> Requirements
Copy all of the material exactly. Pictures are not to appear in the copy.

:: Extracted data ::

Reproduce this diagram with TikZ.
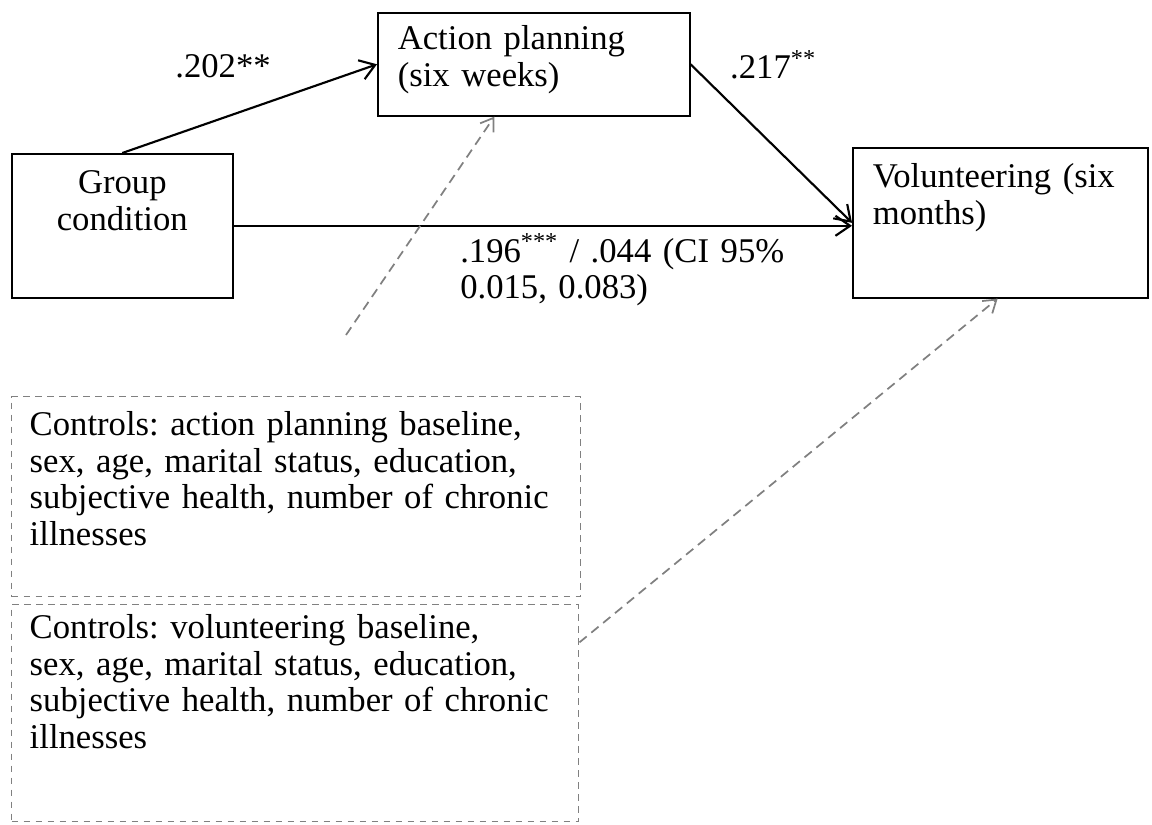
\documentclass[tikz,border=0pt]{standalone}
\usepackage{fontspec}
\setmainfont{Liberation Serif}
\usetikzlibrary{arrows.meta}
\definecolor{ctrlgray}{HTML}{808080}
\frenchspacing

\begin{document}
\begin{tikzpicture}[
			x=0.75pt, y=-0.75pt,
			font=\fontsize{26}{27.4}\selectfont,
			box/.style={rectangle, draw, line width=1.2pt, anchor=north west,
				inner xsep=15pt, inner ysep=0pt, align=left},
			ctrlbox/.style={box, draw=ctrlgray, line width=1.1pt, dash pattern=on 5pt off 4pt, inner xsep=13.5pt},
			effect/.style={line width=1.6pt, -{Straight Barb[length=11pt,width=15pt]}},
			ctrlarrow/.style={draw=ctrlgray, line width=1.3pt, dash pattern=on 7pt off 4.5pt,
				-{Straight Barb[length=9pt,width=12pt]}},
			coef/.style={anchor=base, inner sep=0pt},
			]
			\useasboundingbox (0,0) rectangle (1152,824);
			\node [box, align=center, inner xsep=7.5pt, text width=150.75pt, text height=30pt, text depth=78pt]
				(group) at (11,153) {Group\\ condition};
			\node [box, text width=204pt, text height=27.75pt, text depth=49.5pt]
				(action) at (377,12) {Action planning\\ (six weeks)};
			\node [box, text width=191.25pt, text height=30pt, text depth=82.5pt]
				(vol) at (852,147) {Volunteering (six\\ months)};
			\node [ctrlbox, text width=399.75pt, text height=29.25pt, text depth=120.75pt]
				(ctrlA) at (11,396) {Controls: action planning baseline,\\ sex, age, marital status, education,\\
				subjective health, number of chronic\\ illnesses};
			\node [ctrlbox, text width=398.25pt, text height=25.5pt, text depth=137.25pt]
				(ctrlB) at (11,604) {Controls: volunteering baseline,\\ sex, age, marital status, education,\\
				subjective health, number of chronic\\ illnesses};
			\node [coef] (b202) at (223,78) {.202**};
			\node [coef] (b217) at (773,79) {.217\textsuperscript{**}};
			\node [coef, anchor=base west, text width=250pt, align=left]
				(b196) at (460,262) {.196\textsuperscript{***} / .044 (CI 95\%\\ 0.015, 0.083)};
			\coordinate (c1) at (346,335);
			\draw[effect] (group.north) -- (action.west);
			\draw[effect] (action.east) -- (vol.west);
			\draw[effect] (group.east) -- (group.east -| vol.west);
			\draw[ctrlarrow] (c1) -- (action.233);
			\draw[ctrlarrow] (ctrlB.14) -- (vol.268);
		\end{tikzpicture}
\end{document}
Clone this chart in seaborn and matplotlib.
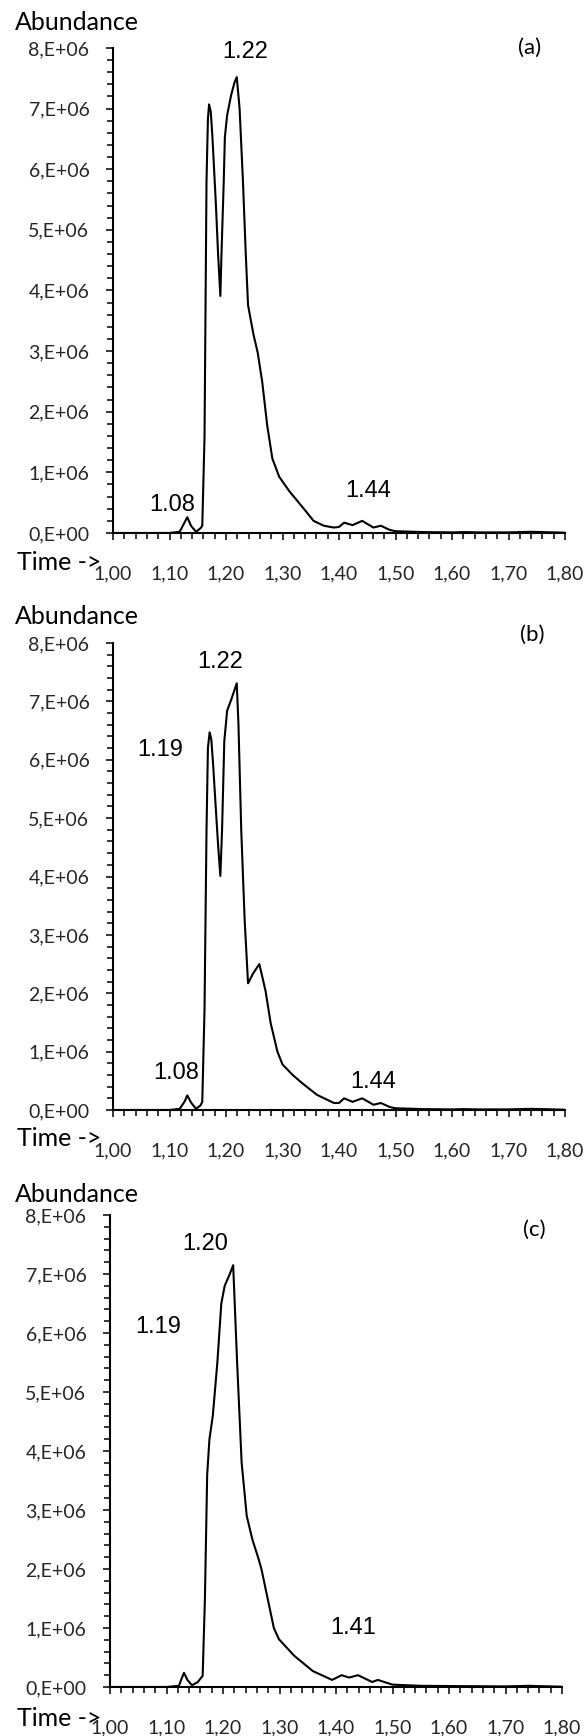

:::

> Complete response
Reproduce this diagram with TikZ.
\documentclass[tikz,border=0pt]{standalone}
\usepackage{fontspec}
\setmainfont{Liberation Serif}
\usetikzlibrary{arrows.meta}
\definecolor{ctrlgray}{HTML}{808080}
\frenchspacing

\begin{document}
\begin{tikzpicture}[
			x=0.75pt, y=-0.75pt,
			font=\fontsize{26}{27.4}\selectfont,
			box/.style={rectangle, draw, line width=1.2pt, anchor=north west,
				inner xsep=15pt, inner ysep=0pt, align=left},
			ctrlbox/.style={box, draw=ctrlgray, line width=1.1pt, dash pattern=on 5pt off 4pt, inner xsep=13.5pt},
			effect/.style={line width=1.6pt, -{Straight Barb[length=11pt,width=15pt]}},
			ctrlarrow/.style={draw=ctrlgray, line width=1.3pt, dash pattern=on 7pt off 4.5pt,
				-{Straight Barb[length=9pt,width=12pt]}},
			coef/.style={anchor=base, inner sep=0pt},
			]
			\useasboundingbox (0,0) rectangle (1152,824);
			\node [box, align=center, inner xsep=7.5pt, text width=150.75pt, text height=30pt, text depth=78pt]
				(group) at (11,153) {Group\\ condition};
			\node [box, text width=204pt, text height=27.75pt, text depth=49.5pt]
				(action) at (377,12) {Action planning\\ (six weeks)};
			\node [box, text width=191.25pt, text height=30pt, text depth=82.5pt]
				(vol) at (852,147) {Volunteering (six\\ months)};
			\node [ctrlbox, text width=399.75pt, text height=29.25pt, text depth=120.75pt]
				(ctrlA) at (11,396) {Controls: action planning baseline,\\ sex, age, marital status, education,\\
				subjective health, number of chronic\\ illnesses};
			\node [ctrlbox, text width=398.25pt, text height=25.5pt, text depth=137.25pt]
				(ctrlB) at (11,604) {Controls: volunteering baseline,\\ sex, age, marital status, education,\\
				subjective health, number of chronic\\ illnesses};
			\node [coef] (b202) at (223,78) {.202**};
			\node [coef] (b217) at (773,79) {.217\textsuperscript{**}};
			\node [coef, anchor=base west, text width=250pt, align=left]
				(b196) at (460,262) {.196\textsuperscript{***} / .044 (CI 95\%\\ 0.015, 0.083)};
			\coordinate (c1) at (346,335);
			\draw[effect] (group.north) -- (action.west);
			\draw[effect] (action.east) -- (vol.west);
			\draw[effect] (group.east) -- (group.east -| vol.west);
			\draw[ctrlarrow] (c1) -- (action.233);
			\draw[ctrlarrow] (ctrlB.14) -- (vol.268);
		\end{tikzpicture}
\end{document}
Clone this chart in seaborn and matplotlib.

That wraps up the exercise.